_Exercise requirements_
Write out the material exactly, leaving every picture behind.

_Data_
+ + + + + + +
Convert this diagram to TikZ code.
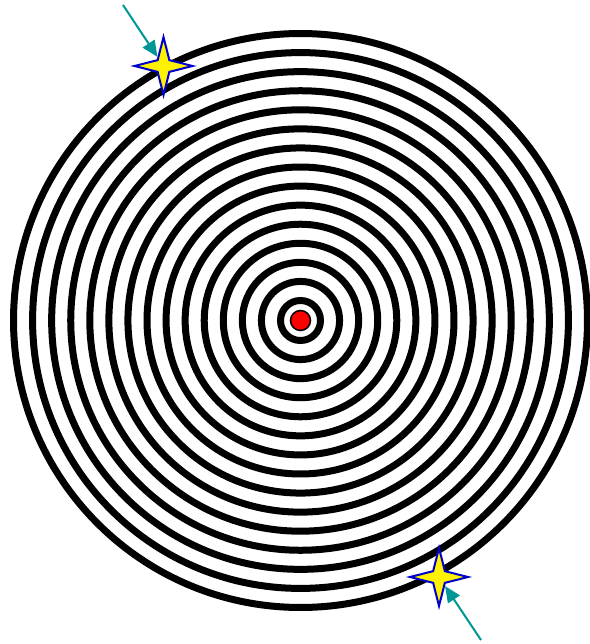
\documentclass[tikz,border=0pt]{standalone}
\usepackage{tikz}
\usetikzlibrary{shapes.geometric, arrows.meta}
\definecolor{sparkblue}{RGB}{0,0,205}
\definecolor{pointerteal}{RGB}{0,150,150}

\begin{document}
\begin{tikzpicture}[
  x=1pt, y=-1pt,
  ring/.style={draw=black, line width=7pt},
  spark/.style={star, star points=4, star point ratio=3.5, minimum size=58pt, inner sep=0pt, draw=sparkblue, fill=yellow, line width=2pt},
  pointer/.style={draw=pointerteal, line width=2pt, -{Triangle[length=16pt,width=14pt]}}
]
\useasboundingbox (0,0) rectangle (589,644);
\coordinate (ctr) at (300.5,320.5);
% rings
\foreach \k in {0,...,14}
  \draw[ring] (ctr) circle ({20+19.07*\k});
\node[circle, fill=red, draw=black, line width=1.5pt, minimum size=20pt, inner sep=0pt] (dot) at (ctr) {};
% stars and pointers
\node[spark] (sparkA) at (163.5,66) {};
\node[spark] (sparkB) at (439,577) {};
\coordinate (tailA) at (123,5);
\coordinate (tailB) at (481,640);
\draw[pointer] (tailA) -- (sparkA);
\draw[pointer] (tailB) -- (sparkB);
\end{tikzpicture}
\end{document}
+ + + + + + +
_Result_
Convert this diagram to TikZ code.
\documentclass[tikz,border=0pt]{standalone}
\usepackage{tikz}
\usetikzlibrary{shapes.geometric, arrows.meta}
\definecolor{sparkblue}{RGB}{0,0,205}
\definecolor{pointerteal}{RGB}{0,150,150}

\begin{document}
\begin{tikzpicture}[
  x=1pt, y=-1pt,
  ring/.style={draw=black, line width=7pt},
  spark/.style={star, star points=4, star point ratio=3.5, minimum size=58pt, inner sep=0pt, draw=sparkblue, fill=yellow, line width=2pt},
  pointer/.style={draw=pointerteal, line width=2pt, -{Triangle[length=16pt,width=14pt]}}
]
\useasboundingbox (0,0) rectangle (589,644);
\coordinate (ctr) at (300.5,320.5);
% rings
\foreach \k in {0,...,14}
  \draw[ring] (ctr) circle ({20+19.07*\k});
\node[circle, fill=red, draw=black, line width=1.5pt, minimum size=20pt, inner sep=0pt] (dot) at (ctr) {};
% stars and pointers
\node[spark] (sparkA) at (163.5,66) {};
\node[spark] (sparkB) at (439,577) {};
\coordinate (tailA) at (123,5);
\coordinate (tailB) at (481,640);
\draw[pointer] (tailA) -- (sparkA);
\draw[pointer] (tailB) -- (sparkB);
\end{tikzpicture}
\end{document}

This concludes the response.